I went west self-educated in lessons of layering and what that means, but I had not anticipated finding all my discount sadness so expertly packed among glassware, dishes, socks or rolled into the fabric of the one gray rug that had not been made means for dispute at going away. At the Half Price Books in Everett, there were well-labeled cases for words on every subject except advice on how to lose sadness in sad, wintry places. Rachel’s cartoon face went blurry when I unrolled an atlas on the floral of her living room carpet and imagined how all maps lead to warmer houses.

What Massachusetts has not learned of America is everywhere else. Drink as many beers in Portland as it takes.
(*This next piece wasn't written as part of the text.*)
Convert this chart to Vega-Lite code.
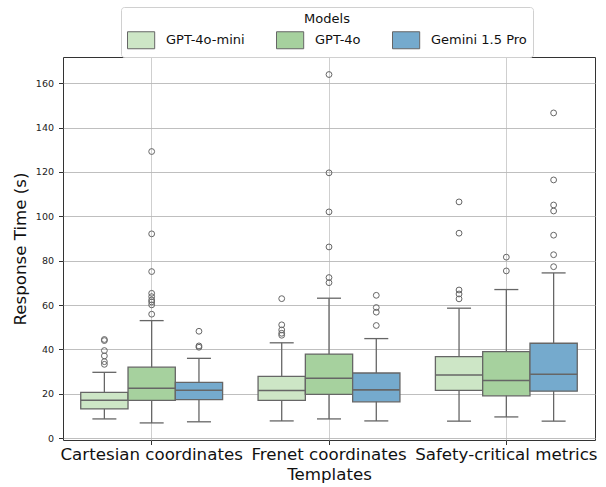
{
  "$schema": "https://vega.github.io/schema/vega-lite/v6.json",
  "width": 532,
  "height": 383,
  "autosize": {"type": "none"},
  "padding": {"left": 63, "top": 57, "right": 11, "bottom": 47},
  "background": "white",
  "config": {
    "font": "DejaVu Sans",
    "view": {"stroke": "#333333", "strokeWidth": 1},
    "axis": {"domain": false, "tickColor": "#333333", "labelColor": "#222222", "titleColor": "#111111", "titleFontWeight": "normal"}
  },
  "datasets": {
    "boxes": [
      {"template": "Cartesian coordinates", "model": "GPT-4o-mini", "lower": 8.7, "q1": 13.2, "median": 17.1, "q3": 20.7, "upper": 29.7},
      {"template": "Cartesian coordinates", "model": "GPT-4o", "lower": 6.9, "q1": 17.1, "median": 22.5, "q3": 32.0, "upper": 53.0},
      {"template": "Cartesian coordinates", "model": "Gemini 1.5 Pro", "lower": 7.4, "q1": 17.4, "median": 21.6, "q3": 25.2, "upper": 36.0},
      {"template": "Frenet coordinates", "model": "GPT-4o-mini", "lower": 7.8, "q1": 17.1, "median": 21.5, "q3": 27.9, "upper": 43.0},
      {"template": "Frenet coordinates", "model": "GPT-4o", "lower": 8.7, "q1": 19.8, "median": 27.0, "q3": 37.9, "upper": 63.1},
      {"template": "Frenet coordinates", "model": "Gemini 1.5 Pro", "lower": 7.8, "q1": 16.4, "median": 21.8, "q3": 29.4, "upper": 44.9},
      {"template": "Safety-critical metrics", "model": "GPT-4o-mini", "lower": 7.7, "q1": 21.6, "median": 28.5, "q3": 36.8, "upper": 58.6},
      {"template": "Safety-critical metrics", "model": "GPT-4o", "lower": 9.6, "q1": 19.1, "median": 26.0, "q3": 39.0, "upper": 67.0},
      {"template": "Safety-critical metrics", "model": "Gemini 1.5 Pro", "lower": 7.7, "q1": 21.2, "median": 28.8, "q3": 42.8, "upper": 74.5}
    ],
    "outliers": [
      {"template": "Cartesian coordinates", "model": "GPT-4o-mini", "value": 44.5},
      {"template": "Cartesian coordinates", "model": "GPT-4o-mini", "value": 44.0},
      {"template": "Cartesian coordinates", "model": "GPT-4o-mini", "value": 39.5},
      {"template": "Cartesian coordinates", "model": "GPT-4o-mini", "value": 37.1},
      {"template": "Cartesian coordinates", "model": "GPT-4o-mini", "value": 34.5},
      {"template": "Cartesian coordinates", "model": "GPT-4o-mini", "value": 33.3},
      {"template": "Cartesian coordinates", "model": "GPT-4o", "value": 129.2},
      {"template": "Cartesian coordinates", "model": "GPT-4o", "value": 92.1},
      {"template": "Cartesian coordinates", "model": "GPT-4o", "value": 75.1},
      {"template": "Cartesian coordinates", "model": "GPT-4o", "value": 65.3},
      {"template": "Cartesian coordinates", "model": "GPT-4o", "value": 63.8},
      {"template": "Cartesian coordinates", "model": "GPT-4o", "value": 62.3},
      {"template": "Cartesian coordinates", "model": "GPT-4o", "value": 61.4},
      {"template": "Cartesian coordinates", "model": "GPT-4o", "value": 60.1},
      {"template": "Cartesian coordinates", "model": "GPT-4o", "value": 55.9},
      {"template": "Cartesian coordinates", "model": "Gemini 1.5 Pro", "value": 48.2},
      {"template": "Cartesian coordinates", "model": "Gemini 1.5 Pro", "value": 41.6},
      {"template": "Cartesian coordinates", "model": "Gemini 1.5 Pro", "value": 41.0},
      {"template": "Frenet coordinates", "model": "GPT-4o-mini", "value": 62.9},
      {"template": "Frenet coordinates", "model": "GPT-4o-mini", "value": 51.1},
      {"template": "Frenet coordinates", "model": "GPT-4o-mini", "value": 48.8},
      {"template": "Frenet coordinates", "model": "GPT-4o-mini", "value": 47.3},
      {"template": "Frenet coordinates", "model": "GPT-4o-mini", "value": 46.4},
      {"template": "Frenet coordinates", "model": "GPT-4o", "value": 163.9},
      {"template": "Frenet coordinates", "model": "GPT-4o", "value": 119.6},
      {"template": "Frenet coordinates", "model": "GPT-4o", "value": 102.0},
      {"template": "Frenet coordinates", "model": "GPT-4o", "value": 86.2},
      {"template": "Frenet coordinates", "model": "GPT-4o", "value": 72.4},
      {"template": "Frenet coordinates", "model": "GPT-4o", "value": 70.1},
      {"template": "Frenet coordinates", "model": "Gemini 1.5 Pro", "value": 64.4},
      {"template": "Frenet coordinates", "model": "Gemini 1.5 Pro", "value": 58.9},
      {"template": "Frenet coordinates", "model": "Gemini 1.5 Pro", "value": 56.8},
      {"template": "Frenet coordinates", "model": "Gemini 1.5 Pro", "value": 50.8},
      {"template": "Safety-critical metrics", "model": "GPT-4o-mini", "value": 106.5},
      {"template": "Safety-critical metrics", "model": "GPT-4o-mini", "value": 92.4},
      {"template": "Safety-critical metrics", "model": "GPT-4o-mini", "value": 66.8},
      {"template": "Safety-critical metrics", "model": "GPT-4o-mini", "value": 65.0},
      {"template": "Safety-critical metrics", "model": "GPT-4o-mini", "value": 62.8},
      {"template": "Safety-critical metrics", "model": "GPT-4o", "value": 81.6},
      {"template": "Safety-critical metrics", "model": "GPT-4o", "value": 75.4},
      {"template": "Safety-critical metrics", "model": "Gemini 1.5 Pro", "value": 146.6},
      {"template": "Safety-critical metrics", "model": "Gemini 1.5 Pro", "value": 116.4},
      {"template": "Safety-critical metrics", "model": "Gemini 1.5 Pro", "value": 105.1},
      {"template": "Safety-critical metrics", "model": "Gemini 1.5 Pro", "value": 102.4},
      {"template": "Safety-critical metrics", "model": "Gemini 1.5 Pro", "value": 91.5},
      {"template": "Safety-critical metrics", "model": "Gemini 1.5 Pro", "value": 82.7},
      {"template": "Safety-critical metrics", "model": "Gemini 1.5 Pro", "value": 77.3}
    ]
  },
  "encoding": {
    "x": {
      "field": "template", "type": "nominal",
      "sort": ["Cartesian coordinates", "Frenet coordinates", "Safety-critical metrics"],
      "scale": {"paddingInner": 0, "paddingOuter": 0},
      "axis": {"title": "Templates", "labelAngle": 0, "labelFontSize": 16.67, "titleFontSize": 16.67, "labelColor": "#111111", "labelPadding": 2, "tickSize": 4.5, "titlePadding": 3, "grid": true, "gridColor": "#cfcfcf", "gridWidth": 1, "bandPosition": 0.5, "labelLimit": 300}
    },
    "xOffset": {
      "field": "model", "type": "nominal",
      "sort": ["GPT-4o-mini", "GPT-4o", "Gemini 1.5 Pro"],
      "scale": {"paddingInner": 0, "paddingOuter": 0.375}
    }
  },
  "layer": [
    {
      "data": {"name": "boxes"},
      "mark": {"type": "rule", "color": "#666666", "strokeWidth": 1.3},
      "encoding": {
        "y": {"field": "lower", "type": "quantitative", "scale": {"domain": [-0.8, 171.8], "nice": false, "zero": false},
          "axis": {"title": "Response Time (s)", "titleFontSize": 16.67, "values": [0, 20, 40, 60, 80, 100, 120, 140, 160], "labelFontSize": 9.5, "tickSize": 4.5, "labelPadding": 5, "titlePadding": 6, "grid": true, "gridColor": "#b8b8b8", "gridWidth": 0.9}},
        "y2": {"field": "upper"}
      }
    },
    {
      "data": {"name": "boxes"},
      "mark": {"type": "bar", "stroke": "#666666", "strokeWidth": 1.3},
      "encoding": {
        "y": {"field": "q1", "type": "quantitative"},
        "y2": {"field": "q3"},
        "color": {
          "field": "model", "type": "nominal",
          "sort": ["GPT-4o-mini", "GPT-4o", "Gemini 1.5 Pro"],
          "scale": {"domain": ["GPT-4o-mini", "GPT-4o", "Gemini 1.5 Pro"], "range": ["#cde6c6", "#a6d19e", "#75aacd"]},
          "legend": {
            "title": "Models", "orient": "none", "direction": "horizontal",
            "legendX": 58, "legendY": -50,
            "titleAnchor": "middle", "titleFontSize": 13, "titleFontWeight": "normal", "titleColor": "#111111", "titlePadding": 5,
            "labelFontSize": 13, "labelColor": "#111111", "labelOffset": 21, "labelLimit": 200,
            "symbolType": "M-1,-1H2.2V1H-1Z", "symbolSize": 289, "symbolStrokeColor": "#666666", "symbolStrokeWidth": 1, "symbolOpacity": 1,
            "columnPadding": 29, "padding": 6,
            "fillColor": "white", "strokeColor": "#d0d0d0", "cornerRadius": 3
          }
        }
      }
    },
    {
      "data": {"name": "boxes"},
      "mark": {"type": "tick", "color": "#666666", "size": 47, "thickness": 1.6, "opacity": 1},
      "encoding": {"y": {"field": "median", "type": "quantitative"}}
    },
    {
      "data": {"name": "boxes"},
      "mark": {"type": "tick", "color": "#666666", "size": 24, "thickness": 1.3, "opacity": 1},
      "encoding": {"y": {"field": "lower", "type": "quantitative"}}
    },
    {
      "data": {"name": "boxes"},
      "mark": {"type": "tick", "color": "#666666", "size": 24, "thickness": 1.3, "opacity": 1},
      "encoding": {"y": {"field": "upper", "type": "quantitative"}}
    },
    {
      "data": {"name": "outliers"},
      "mark": {"type": "point", "shape": "circle", "filled": false, "stroke": "#666666", "strokeWidth": 1, "size": 34, "opacity": 1},
      "encoding": {"y": {"field": "value", "type": "quantitative"}}
    }
  ]
}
Lose all socks or sense in San Fernando as it pleases. I have already made poems out of birds. It was a middle-desert through every window somewhere in New Mexico when I once again made my own shape the way I had in younger summers when my grandmother had spun dials for direction, saying, out here there’s no one to notice if you’re old enough to drive. This is everywhere I want to show you when there’s a you to fill this sentence.

I was a month deep into country when my bank account went blue as I had been, and I was forced at last to make maps to anywhere I wanted to be visited at home. Here: come and meet the oak tree out my front window though it is too dark now to make out anything but the whole of it. Exhibit A will be the one gray rug and how it has changed and changed me on the backs of these new hardwoods and everyone who has made a home upon them. Check my temperature for registries of this new life I’m making out of mountain and riverside and every stoplight in every state that’s ever helped or held me.

From my couch in Candler Park, I call Korea to talk to the future. What my students want most of America could be written on a postcard – Do you know Boyz II Men? Have you ever met Margaret Mitchell? Can I ask your advice? – because somehow someone somewhere believes that having been born in America has given me a wisdom that other peoples in other places have not yet been able to achieve. How can I – I’d like to ask them in return – how can I, this skinny white girl from one city in one state, be a symbol of what America is or has been for fifty students studying more topics more diligently than any American student could ever muster a groan for when I can only coo across a telephone line in a smooth and steady voice I learned from so much childhood spent falling asleep to shoddily recorded VHS tapes of Walter Cronkite delivering the same news stories to the same audience until the screen goes blinking gray to mark the end of everything but dreams? Spring comes, and already I’ve forgotten everything that ever was of winter.

In the morning when it comes time again for poems, which it will and does, let my bookshelf go unfeathered as it is and the flowers in their vases bloom toward something more than still-life on a canvas gifted to a friend whose birthday I’ve forgotten again this year. Let the placemats where I’ve left them be only placemats holding spaces for future guests I’ve still to meet so that they may press their own portraits into the table by way of mealtime. Let the walls themselves hold residue of every color and texture of sand I’ve ever stepped in or collected in my most forgotten body, or, if they won’t, let them release me to the streets where I’ll be peopled every passing year. Then once I’ve cleared those sidewalks in both and back directions, I will knock on every door, calling, let me in, let me in so that I may learn enough to look any stranger in the eye and say, this? This is an American poem.